A new study found that Hollywood is moving beyond stereotypical Asian characters but overall cultural authenticity is still not improving.
The study was conducted by Gold House, a non-profit organization dedicated to uplifting AANHPI storytelling, and the University of Southern California’s Norman Lear Center. Together, the two organizations created the “Gold Story Test,” inspired by the Bechdel-Wallace test, which is used to measure gender representation in the industry.
The “Gold Story Test” analyzed 99 prominent Asian characters from 73 titles on streaming platforms in 2022.
“This study was an opportunity to take a deep dive into the quality of prominent Asian roles, and our results underscore the importance of nuance in the discussions we have around representation,” Soraya Giaccardi, Senior Researcher at USC’s Norman Lear Center, said in a press release. “Avoiding tropes and stereotypes by simply erasing cultural specificity only continues to obscure the full breadth and diversity of the Asian diaspora.”
Traditionally, Asian characters were pigeonholed into stereotypical archetypes like the “dragon lady,” “perpetual foreigner” or “lotus blossom.” The “Gold Story Test” found that the industry has made some improvements in this regard.
After analyzing the most prominent Asian characters, the study found that race was central to the storyline of only 18% of the characters analyzed.
Asian American actors want to move beyond stereotypes but also want to ensure their roles are culturally authentic.
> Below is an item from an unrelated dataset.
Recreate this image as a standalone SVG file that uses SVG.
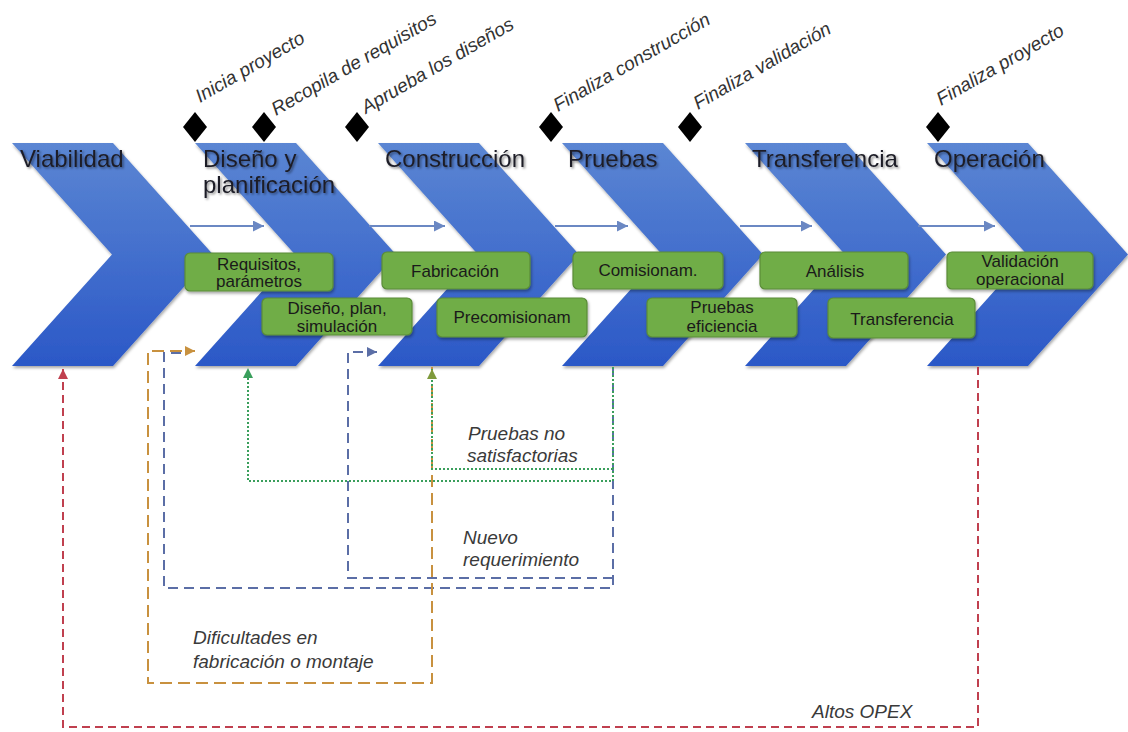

A character’s arc does not have to center solely on their race but the role should not be “colorblind” either.
“We hear from many actors who express a strong desire to move beyond roles and storylines only centered on their race — to play multidimensional characters that can be just as funny, flawed, or inspirational as anyone else and just so happen to be Asian,” explains Tiffany Chao, VP of Entertainment and Media at Gold House. “That said, race-agnostic roles should not come at the expense of cultural authenticity. That is a false binary. We hope to see more stories that feature the full range of the Asian diaspora’s experiences.”
“The Gold Story Test” found that only 24% of the characters “were explicitly identified as having heritage associated with a particular Asian country” and only 10% spoke a foreign language. The portrayals also still fed into the model minority stereotype with a majority of the characters being middle class and only 11% being working class.
The storylines favored Asian characters with proximity to whiteness. Around 90% of the most visible Asian characters had light or medium skin tones. More than half of the Asian women characters in romantic relationships were with white men and not a character of any other racial background.
Despite an average of four Asian characters per title, only two in three characters spoke with another Asian character. Additionally, only four of the 73 titles had an Asian ensemble cast.
There is also a lack of intersectionality. The study found only one character that identified as queer and none of the 99 characters were transgender or non-binary.